Portela+Montijo – um beco sem saída

Em que se baseiam as taxas de crescimento adoptadas para justificar a solução Governo/Vinci?

Foi anunciado com pompa e circunstância no dia 8 de Janeiro o acordo entre o Governo e a Vinci (empresa francesa concessionária da ANA, que gere os aeroportos portugueses até 2062) para aumento da capacidade aeroportuária de Lisboa, aumentando a capacidade da Portela e transformando a Base Aérea do Montijo num aeroporto civil. Serão investidos cerca de 650 milhões de euros na Portela e 520 milhões no Montijo nos próximos anos, e mais 421 milhões até ao fim da concessão. Segundo o Governo, o objectivo é aumentar a capacidade para 50 milhões de passageiros por ano, quando a Portela movimentou 26,8 milhões em 2017. O número máximo de movimentos (soma de aterragens e descolagens) por hora passará de 40 para 72. O aumento é de cerca de 86,7% para o n.º de passageiros e 80% para o n.º de movimentos. O Governo diz que esta solução resolve o actual problema de falta de capacidade aeroportuária até ao fim da concessão à Vinci, daqui a 43 anos.

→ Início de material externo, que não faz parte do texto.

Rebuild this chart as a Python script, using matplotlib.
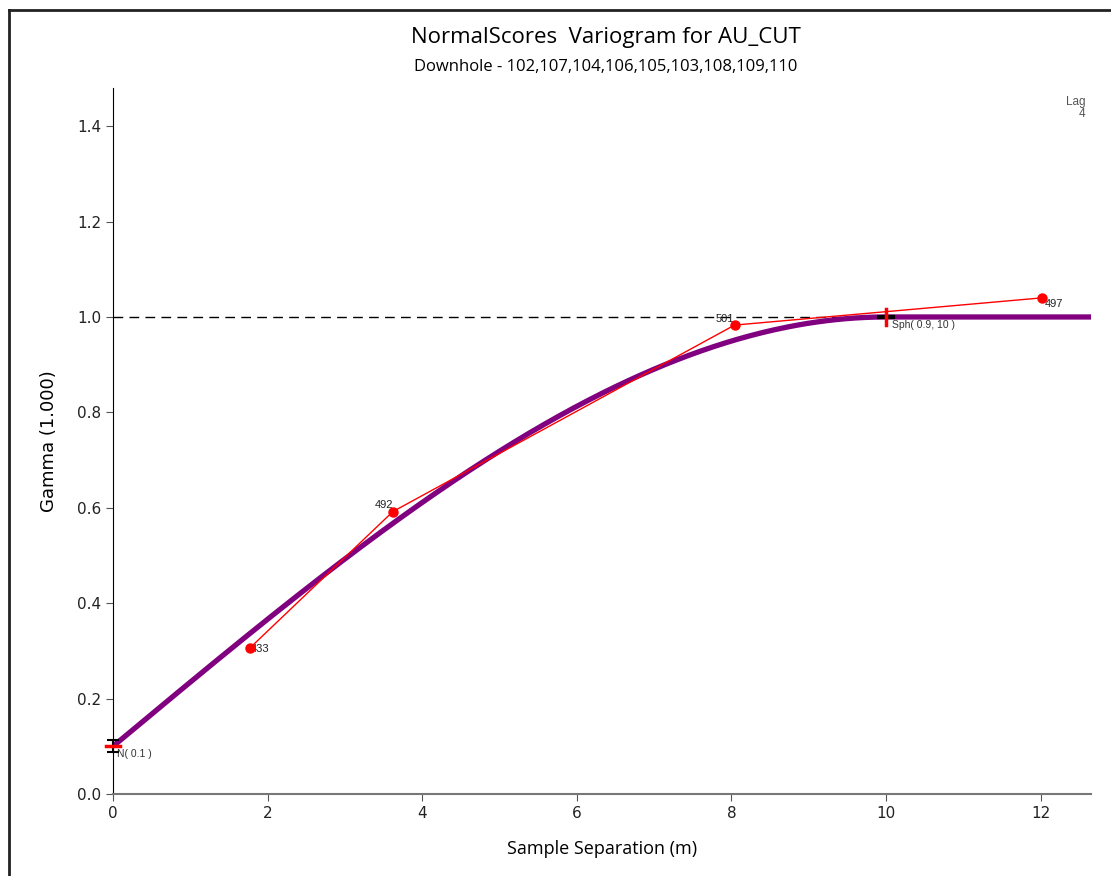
import numpy as np
import matplotlib
matplotlib.use("Agg")
import matplotlib.pyplot as plt
from matplotlib.lines import Line2D

# experimental variogram points (lag distance, gamma, pair count)
lag_x = [1.77, 3.62, 8.04, 12.01]
gamma = [0.306, 0.592, 0.983, 1.040]
pairs = [433, 492, 501, 497]

# model: nugget + spherical
nugget = 0.1
sph_sill = 0.9
sph_range = 10.0
sill = nugget + sph_sill

PURPLE = "#800080"
RED = "#ff0000"
ANNO_FONT = "Liberation Sans"


def spherical(h):
    h = np.asarray(h, dtype=float)
    r = np.clip(h / sph_range, 0, 1)
    return nugget + sph_sill * (1.5 * r - 0.5 * r ** 3)


fig = plt.figure(figsize=(11.11, 8.76), dpi=100)
ax = fig.add_axes([113 / 1111, 1 - 794 / 876, (1091 - 113) / 1111, (794 - 88) / 876])

# frame round the figure (top and left edges)
fig.add_artist(Line2D([9 / 1111, 9 / 1111], [0, 1 - 10 / 876], transform=fig.transFigure,
                      color="#222222", lw=2))
fig.add_artist(Line2D([9 / 1111, 1], [1 - 10 / 876, 1 - 10 / 876], transform=fig.transFigure,
                      color="#222222", lw=2))

xmax = 12.65
ax.set_xlim(0, xmax)
ax.set_ylim(0, 1.48)

# sill line
ax.axhline(sill, color="black", lw=1, dashes=(7, 4.5), zorder=1)

# model curve
h = np.linspace(0, xmax, 400)
ax.plot(h, spherical(h), color=PURPLE, lw=3.8, solid_capstyle="butt", zorder=3)

# experimental points
ax.plot(lag_x, gamma, color=RED, lw=1, zorder=4)
ax.plot(lag_x, gamma, "o", color=RED, ms=6.5, zorder=5)
label_pos = [((1, -1), "left", "center"), ((0, 1), "right", "bottom"),
             ((0, 1), "right", "bottom"), ((2, -1), "left", "top")]
for x, y, n, (off, ha, va) in zip(lag_x, gamma, pairs, label_pos):
    ax.annotate(str(n), (x, y), xytext=off, textcoords="offset points", ha=ha, va=va,
                fontsize=8, color="#222222", family=ANNO_FONT)

# nugget marker
ax.errorbar([0], [nugget], yerr=[[0.013], [0.013]], color="black", lw=1.5,
            capsize=4, capthick=1.5, zorder=6, clip_on=False)
ax.plot([-0.09, 0.09], [nugget, nugget], color=RED, lw=2.5, zorder=7, clip_on=False)
ax.annotate("N( 0.1 )", (0, nugget), xytext=(3, -2), textcoords="offset points",
            ha="left", va="top", fontsize=7.5, color="#333333", family=ANNO_FONT)

# range marker
ax.plot([sph_range - 0.09, sph_range + 0.09], [sill, sill], color="black", lw=3, zorder=6)
ax.plot([sph_range, sph_range], [sill - 0.016, sill + 0.016], color=RED, lw=2.5, zorder=7)
ax.annotate("Sph( 0.9, 10 )", (sph_range, sill), xytext=(4, -2), textcoords="offset points",
            ha="left", va="top", fontsize=7.5, color="#333333", family=ANNO_FONT)

ax.text(0.994, 0.988, "Lag\n4", transform=ax.transAxes, ha="right", va="top",
        fontsize=8.5, color="#555555", family=ANNO_FONT, linespacing=1.0)

for s in ["top", "right"]:
    ax.spines[s].set_visible(False)
ax.spines["left"].set_color("black")
ax.spines["bottom"].set_color("#777777")
ax.spines["bottom"].set_linewidth(1.5)

ax.set_xticks(np.arange(0, 13, 2))
ax.set_yticks(np.arange(0, 1.41, 0.2))
ax.yaxis.set_major_formatter(plt.FormatStrFormatter("%.1f"))
ax.tick_params(labelsize=11, length=5, color="#555555", labelcolor="#222222")
for lbl in ax.get_xticklabels() + ax.get_yticklabels():
    lbl.set_family("DejaVu Sans")

ax.set_xlabel("Sample Separation (m)", fontsize=13, family="Open Sans", labelpad=14)
ax.set_ylabel("Gamma (1.000)", fontsize=13, family="DejaVu Sans", labelpad=14)

fig.text(0.545, 1 - 38 / 876, "NormalScores  Variogram for AU_CUT", ha="center", va="center",
         fontsize=16, family="Open Sans")
fig.text(0.545, 1 - 67 / 876, "Downhole - 102,107,104,106,105,103,108,109,110", ha="center",
         va="center", fontsize=12, family="Open Sans")

fig.savefig("out.png", dpi=100)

Superficialmente, parece a solução ideal. Veja-se agora com mais detalhe: a longevidade da solução baseia-se num estudo de procura de transporte aéreo de passageiros para a região de Lisboa, cuja página 6 se mostra de seguida.

Foto

Conforme se pode constatar, para chegar à conclusão que a solução proposta satisfaz as necessidades aeroportuárias da região de Lisboa até ao fim da concessão foi necessário considerar que a procura na região de Lisboa de 2020 a 2025 seria de 4% ao ano e a partir de 2025 passaria a ser de 2% ao ano. No entanto, os aumentos reais verificados até ao presente são em média muito superiores. A experiência mostra que o tráfego aéreo cresce em geral acima do aumento do PIB (riqueza produzida por um país em cada ano). O próprio relatório reconhece que o aumento médio do transporte aéreo de passageiros no mundo é de 5% ao ano. A taxa de aumento dos 75 maiores aeroportos europeus, entre os quais se encontra a Portela, em 2016 foi também de 5%. Como em 2018 o tráfego de passageiros na Portela ultrapassou os 29 milhões de passageiros, se o crescimento daqui para a frente fosse igual à média mundial e dos maiores aeroportos europeus (entre os quais a Portela se inclui), a solução Portela+Montijo saturaria daqui a 12 anos, pois 29x1,0512=50. Ou seja a saturação dava-se em 2031. Perante esta situação, o Governo ou a Vinci podem argumentar que 5% é uma taxa muito alta. Mas com base em quê? Na tabela seguinte apresentam-se n.ºs de passageiros movimentados anualmente na Portela em diversos anos, e na 3.ª linha a percentagem de aumento médio entre cada ano e 2017. Constata-se que as taxas não são inferiores a 5%, são sempre superiores.

PÚBLICO -
Aumentar

Então, em que se baseiam as taxas de crescimento adoptadas para justificar a solução Governo/Vinci? O estudo de procura não responde a esta pergunta, ou seja, a solução adoptada pelo Governo para aumentar a capacidade aeroportuária de Lisboa baseia-se em nada. Aparentemente martelaram-se os n.ºs que convinha para dar o resultado que o Governo pretendia. O leitor pode sentir-se baralhado com esta análise, parece que alguém o anda a enganar. Dou-lhe uma sugestão: não acredite em ninguém e faça o seu próprio julgamento. Neste artigo, os n.ºs das capacidades para movimentar passageiros e os custos são do Governo; os dados sobre passageiros na Portela são do site da Pordata, indicado sob a tabela; o resto são contas que miúdos de 14 anos sabem fazer. Ou seja, não é preciso ter nenhum curso superior para formar a sua própria opinião e fazer um julgamento sobre esta questão.

Ou seja, o mais provável é que a Portela+Montijo sature antes de 2031, ou, com bastante sorte, pouco depois. Pode ser uma solução boa no curto prazo, mas será um beco sem saída para Portugal, pois nessa altura a concessionária terá um contrato válido por mais 30 anos. Em consequência, durante esses 30 anos o tráfego será “empurrado” provavelmente para Espanha, e Portugal perderá capacidade de receber turistas, técnicos e investidores, com consequências muito negativas para o desenvolvimento económico do nosso país. No que diz respeito às ligações de passageiros ao mundo passaremos a ficar como qualquer província de Espanha, ou seja, para voar para destinos fora da Europa, em geral teremos que ir a Madrid. Nem os Filipes, há 400 anos atrás, conseguiram fazer a Portugal o que este Governo está a fazer. Por só pensar no curto prazo, o Governo compromete o futuro dos mais novos e das gerações vindouras.